Okay for non-interactive logins, like executing the SPF site as the SharePoint Administrator, it runs okay for a time period of between 1 to 3 hours.
What we found in the logs...
When it's working we see a event id of 4648, "A login was attempted using explicit credentials", in the web server's Security log. This shows both the local login that is making the request and the account name (but not the password) that has been used on the remote machine. And it shows up as a successful login attempt.
Meanwhile back at the database server, we're seeing a corresponding logon with event Id of 4624, "An account was successfully logged on.". This looks exactly the same as an interactive login on the database server except it's got a login type id of '3' signifying a network logon. These session(s) connect and stay open for around 15 minutes on average and then they eventually logoff. I think the connection management is keeping an open pipe to the database backend but if calls aren't made then the connection closes.
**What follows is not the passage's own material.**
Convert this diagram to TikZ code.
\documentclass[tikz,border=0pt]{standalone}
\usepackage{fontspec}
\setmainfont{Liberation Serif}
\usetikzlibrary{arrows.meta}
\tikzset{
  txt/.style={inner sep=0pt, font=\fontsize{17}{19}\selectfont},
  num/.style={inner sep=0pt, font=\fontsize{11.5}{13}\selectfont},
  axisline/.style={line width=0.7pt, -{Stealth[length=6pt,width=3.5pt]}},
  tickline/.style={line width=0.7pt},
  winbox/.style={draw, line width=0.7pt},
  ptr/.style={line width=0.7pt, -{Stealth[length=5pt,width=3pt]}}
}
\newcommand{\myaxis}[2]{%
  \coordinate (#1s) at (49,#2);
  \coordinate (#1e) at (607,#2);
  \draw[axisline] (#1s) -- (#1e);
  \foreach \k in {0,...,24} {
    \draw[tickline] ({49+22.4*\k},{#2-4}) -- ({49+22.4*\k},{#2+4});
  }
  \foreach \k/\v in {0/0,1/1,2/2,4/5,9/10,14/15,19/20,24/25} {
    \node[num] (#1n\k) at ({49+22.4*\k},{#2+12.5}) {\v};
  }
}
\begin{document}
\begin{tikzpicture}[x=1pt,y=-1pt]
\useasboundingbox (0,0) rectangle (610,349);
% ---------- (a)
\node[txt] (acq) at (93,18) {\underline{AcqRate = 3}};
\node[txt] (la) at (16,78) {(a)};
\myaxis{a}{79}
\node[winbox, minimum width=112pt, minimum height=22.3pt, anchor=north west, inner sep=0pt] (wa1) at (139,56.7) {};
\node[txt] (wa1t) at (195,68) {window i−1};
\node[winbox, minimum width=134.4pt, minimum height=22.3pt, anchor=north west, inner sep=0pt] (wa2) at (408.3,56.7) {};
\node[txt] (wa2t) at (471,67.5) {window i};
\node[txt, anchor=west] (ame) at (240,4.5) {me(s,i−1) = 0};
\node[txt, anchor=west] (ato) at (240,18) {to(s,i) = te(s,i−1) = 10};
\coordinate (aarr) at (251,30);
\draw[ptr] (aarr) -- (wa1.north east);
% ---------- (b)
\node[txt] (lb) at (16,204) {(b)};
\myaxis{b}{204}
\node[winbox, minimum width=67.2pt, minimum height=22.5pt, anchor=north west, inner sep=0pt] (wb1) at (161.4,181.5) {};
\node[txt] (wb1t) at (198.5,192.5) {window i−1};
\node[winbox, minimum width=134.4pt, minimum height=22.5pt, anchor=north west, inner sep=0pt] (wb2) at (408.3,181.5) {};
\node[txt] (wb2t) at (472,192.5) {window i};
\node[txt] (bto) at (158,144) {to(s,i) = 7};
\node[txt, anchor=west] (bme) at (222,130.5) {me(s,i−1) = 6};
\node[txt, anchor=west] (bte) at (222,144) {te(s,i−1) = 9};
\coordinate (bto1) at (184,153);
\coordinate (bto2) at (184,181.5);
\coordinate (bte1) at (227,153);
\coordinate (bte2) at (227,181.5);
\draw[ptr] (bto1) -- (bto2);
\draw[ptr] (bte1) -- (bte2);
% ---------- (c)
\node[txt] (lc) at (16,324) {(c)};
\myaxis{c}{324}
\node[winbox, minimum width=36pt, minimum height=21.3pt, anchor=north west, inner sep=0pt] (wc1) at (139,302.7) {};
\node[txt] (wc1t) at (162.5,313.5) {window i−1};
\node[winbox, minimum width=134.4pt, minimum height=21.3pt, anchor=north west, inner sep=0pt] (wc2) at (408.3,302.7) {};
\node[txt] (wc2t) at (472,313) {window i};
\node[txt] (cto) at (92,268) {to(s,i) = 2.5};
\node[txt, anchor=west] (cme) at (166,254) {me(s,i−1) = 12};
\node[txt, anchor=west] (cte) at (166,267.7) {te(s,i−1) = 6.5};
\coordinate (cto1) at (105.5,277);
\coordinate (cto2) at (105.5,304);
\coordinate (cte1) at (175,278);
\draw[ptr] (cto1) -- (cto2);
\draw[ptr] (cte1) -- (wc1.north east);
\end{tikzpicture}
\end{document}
Usually within a few seconds, 20 to 40 seconds on average, of a connection closing on the web server side we see an explicit request of the 4648 type and a corresponding 4624 on the database server. This goes on fat dumb and happy for 1-3 hours.
Then suddenly, on the database server side we see a pair of Audit Failure messages one an event Id of 4776, "Credential Validation", error and one event Id of 4625, "Account failed to log on.", error. In the details for the 4625 we can see that it's attempting to use the account Id from the other domain (zone C) and other errors can be found indicating that a login was attempted from a non-trusted domain (zone C). On the web server side there is not indication at all that a log on attempt has taken place, the 4648 events disappear.
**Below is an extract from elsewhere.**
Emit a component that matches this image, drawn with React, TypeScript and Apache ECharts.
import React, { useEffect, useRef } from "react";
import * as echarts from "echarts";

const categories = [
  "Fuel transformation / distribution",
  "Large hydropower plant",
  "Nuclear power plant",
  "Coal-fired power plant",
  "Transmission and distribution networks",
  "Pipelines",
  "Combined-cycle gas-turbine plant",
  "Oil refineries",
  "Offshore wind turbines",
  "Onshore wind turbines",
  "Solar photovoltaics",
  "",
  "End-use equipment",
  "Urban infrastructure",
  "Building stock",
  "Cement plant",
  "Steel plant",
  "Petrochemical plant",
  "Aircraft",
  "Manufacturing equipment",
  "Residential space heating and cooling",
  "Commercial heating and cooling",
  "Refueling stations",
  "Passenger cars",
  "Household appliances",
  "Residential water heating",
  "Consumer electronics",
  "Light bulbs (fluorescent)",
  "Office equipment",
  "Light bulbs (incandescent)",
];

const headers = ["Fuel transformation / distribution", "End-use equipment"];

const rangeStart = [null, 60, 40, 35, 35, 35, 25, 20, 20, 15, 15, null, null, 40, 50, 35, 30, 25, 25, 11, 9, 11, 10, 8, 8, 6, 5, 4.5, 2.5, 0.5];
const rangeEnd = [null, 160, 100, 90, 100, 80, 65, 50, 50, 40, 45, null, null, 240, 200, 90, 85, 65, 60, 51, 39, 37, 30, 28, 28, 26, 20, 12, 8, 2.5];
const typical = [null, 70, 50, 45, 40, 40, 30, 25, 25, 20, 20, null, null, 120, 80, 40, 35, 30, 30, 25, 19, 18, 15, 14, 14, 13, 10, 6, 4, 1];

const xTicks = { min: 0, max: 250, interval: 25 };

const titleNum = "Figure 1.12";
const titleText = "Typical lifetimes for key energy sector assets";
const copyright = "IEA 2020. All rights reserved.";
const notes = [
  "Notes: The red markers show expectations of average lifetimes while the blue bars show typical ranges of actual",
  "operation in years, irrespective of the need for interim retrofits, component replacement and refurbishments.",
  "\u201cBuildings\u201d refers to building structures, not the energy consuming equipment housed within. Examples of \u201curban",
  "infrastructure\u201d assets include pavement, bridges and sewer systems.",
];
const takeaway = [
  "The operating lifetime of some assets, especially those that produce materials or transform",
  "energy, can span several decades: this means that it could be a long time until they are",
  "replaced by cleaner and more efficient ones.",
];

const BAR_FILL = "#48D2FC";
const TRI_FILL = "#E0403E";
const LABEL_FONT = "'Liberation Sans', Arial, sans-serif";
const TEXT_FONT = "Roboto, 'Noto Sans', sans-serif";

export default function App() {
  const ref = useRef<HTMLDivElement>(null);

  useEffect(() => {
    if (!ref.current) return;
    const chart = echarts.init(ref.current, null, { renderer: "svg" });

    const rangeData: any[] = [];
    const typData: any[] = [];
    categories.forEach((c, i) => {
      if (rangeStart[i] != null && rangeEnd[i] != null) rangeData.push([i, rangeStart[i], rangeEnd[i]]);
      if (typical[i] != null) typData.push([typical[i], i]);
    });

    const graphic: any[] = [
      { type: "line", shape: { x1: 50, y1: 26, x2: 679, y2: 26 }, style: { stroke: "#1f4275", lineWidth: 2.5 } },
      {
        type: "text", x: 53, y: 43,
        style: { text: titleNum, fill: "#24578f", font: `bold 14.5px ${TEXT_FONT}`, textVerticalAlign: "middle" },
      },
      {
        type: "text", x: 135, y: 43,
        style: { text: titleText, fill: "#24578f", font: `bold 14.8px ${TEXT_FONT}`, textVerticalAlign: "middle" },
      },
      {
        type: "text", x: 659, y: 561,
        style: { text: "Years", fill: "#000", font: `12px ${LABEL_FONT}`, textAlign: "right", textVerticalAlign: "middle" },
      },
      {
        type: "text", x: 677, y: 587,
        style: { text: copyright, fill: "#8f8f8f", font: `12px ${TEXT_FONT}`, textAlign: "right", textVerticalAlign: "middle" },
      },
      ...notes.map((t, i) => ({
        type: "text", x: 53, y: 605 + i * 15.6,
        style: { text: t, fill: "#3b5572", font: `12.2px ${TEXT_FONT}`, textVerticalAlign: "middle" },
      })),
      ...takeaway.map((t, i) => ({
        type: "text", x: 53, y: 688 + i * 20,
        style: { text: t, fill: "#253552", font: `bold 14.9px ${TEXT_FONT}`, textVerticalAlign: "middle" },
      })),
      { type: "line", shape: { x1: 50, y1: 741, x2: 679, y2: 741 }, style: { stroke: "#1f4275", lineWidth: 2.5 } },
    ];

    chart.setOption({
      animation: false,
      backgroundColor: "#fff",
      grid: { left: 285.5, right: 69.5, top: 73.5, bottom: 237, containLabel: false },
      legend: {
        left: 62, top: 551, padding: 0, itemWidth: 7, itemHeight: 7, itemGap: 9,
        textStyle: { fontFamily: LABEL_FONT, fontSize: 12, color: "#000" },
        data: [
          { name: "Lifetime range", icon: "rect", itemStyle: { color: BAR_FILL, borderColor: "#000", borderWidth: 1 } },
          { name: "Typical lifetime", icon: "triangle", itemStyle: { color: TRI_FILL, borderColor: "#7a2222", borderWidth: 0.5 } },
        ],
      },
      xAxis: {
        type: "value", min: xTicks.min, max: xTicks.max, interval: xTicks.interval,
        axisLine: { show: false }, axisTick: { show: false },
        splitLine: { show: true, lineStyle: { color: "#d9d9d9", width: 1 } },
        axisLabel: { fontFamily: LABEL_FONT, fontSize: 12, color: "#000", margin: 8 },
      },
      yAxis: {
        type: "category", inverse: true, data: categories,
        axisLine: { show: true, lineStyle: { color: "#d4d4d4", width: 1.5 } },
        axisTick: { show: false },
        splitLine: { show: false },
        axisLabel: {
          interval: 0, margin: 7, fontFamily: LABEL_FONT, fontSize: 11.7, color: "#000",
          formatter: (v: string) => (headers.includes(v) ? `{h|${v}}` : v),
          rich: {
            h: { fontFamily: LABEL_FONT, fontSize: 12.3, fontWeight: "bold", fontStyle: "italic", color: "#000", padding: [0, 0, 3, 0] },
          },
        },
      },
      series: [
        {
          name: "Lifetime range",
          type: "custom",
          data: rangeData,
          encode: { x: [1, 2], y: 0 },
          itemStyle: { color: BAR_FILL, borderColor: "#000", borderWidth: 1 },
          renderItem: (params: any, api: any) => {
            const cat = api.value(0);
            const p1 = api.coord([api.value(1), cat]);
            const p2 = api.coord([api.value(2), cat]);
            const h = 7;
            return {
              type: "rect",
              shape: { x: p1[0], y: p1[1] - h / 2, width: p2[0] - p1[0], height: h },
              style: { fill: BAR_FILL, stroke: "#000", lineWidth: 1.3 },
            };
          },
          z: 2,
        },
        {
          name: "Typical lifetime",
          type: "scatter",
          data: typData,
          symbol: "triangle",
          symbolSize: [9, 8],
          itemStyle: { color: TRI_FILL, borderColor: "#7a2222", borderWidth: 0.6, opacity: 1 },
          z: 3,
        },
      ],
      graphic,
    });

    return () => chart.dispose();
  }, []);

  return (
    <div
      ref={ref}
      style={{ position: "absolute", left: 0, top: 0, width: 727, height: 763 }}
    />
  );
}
The final piece we have...
At the time we notice the problem if we restart the IIS Web Server the problem disappears for a while. That's the problem in a nutshell. In other forums we're getting a wide variety of unhelpful answers, eg "then don't do that". And, not unsurprisingly, the usual degree of fingerpointing indicating it's always someone else's problem.
Just wanted to throw this out to the combined wisdom of the SSC community and see if anyone has solved a similar problem and, if so, how. We're not committed to Credential Manager as an answer but we do need a secure channel for sending credentials. SQL Server authentication is NOT an option. And we don't have the option of setting up a domain trust.
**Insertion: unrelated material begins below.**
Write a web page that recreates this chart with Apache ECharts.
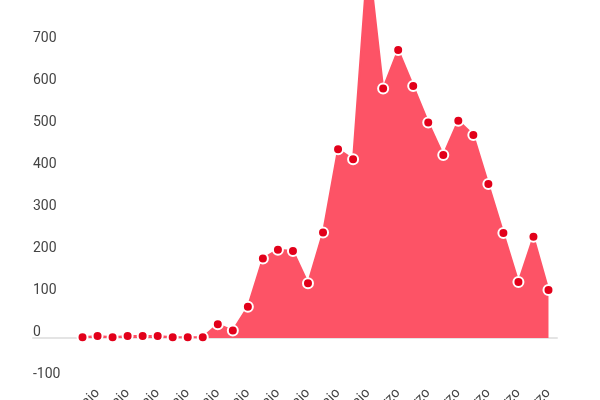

As I said I've seen other people with a similar problem and the general form of the question is that the Web Server is being hosted in one place and can allow login(s) controlled by that AD domain AND the database is being hosted and controlled by a second group that has a different set of people that have access and that set of login(s) is controlled by a different AD domain. The 'limit of trust' is being able to store a valid encrypted credential for domain B in domain C. Any solution that allows that and keeps working instead of failing without leaving a footprint would be viable. To reiterate (because I've seen 'that's stupid do it by one of your disallowed solutions' in so many other places to other people's posts), SQL authentication and cross-domain trusts are both off the table.
Come Watson the game is afoot...
Ah, I was explicit above the operating system version being Windows Server 2008. In fact it is Release 2 of 2K8. AND, the SQL version we're using is SQL Server 2008 also R2. We have tried both Standard Edition and Developer's Edition of SQL Server so it's not a case of Enterprise edition or Datacenter edition doing something that Standard won't. (In fact given the facts I suspect it's a problem on the Web Server side of the equation not SQL server at all!)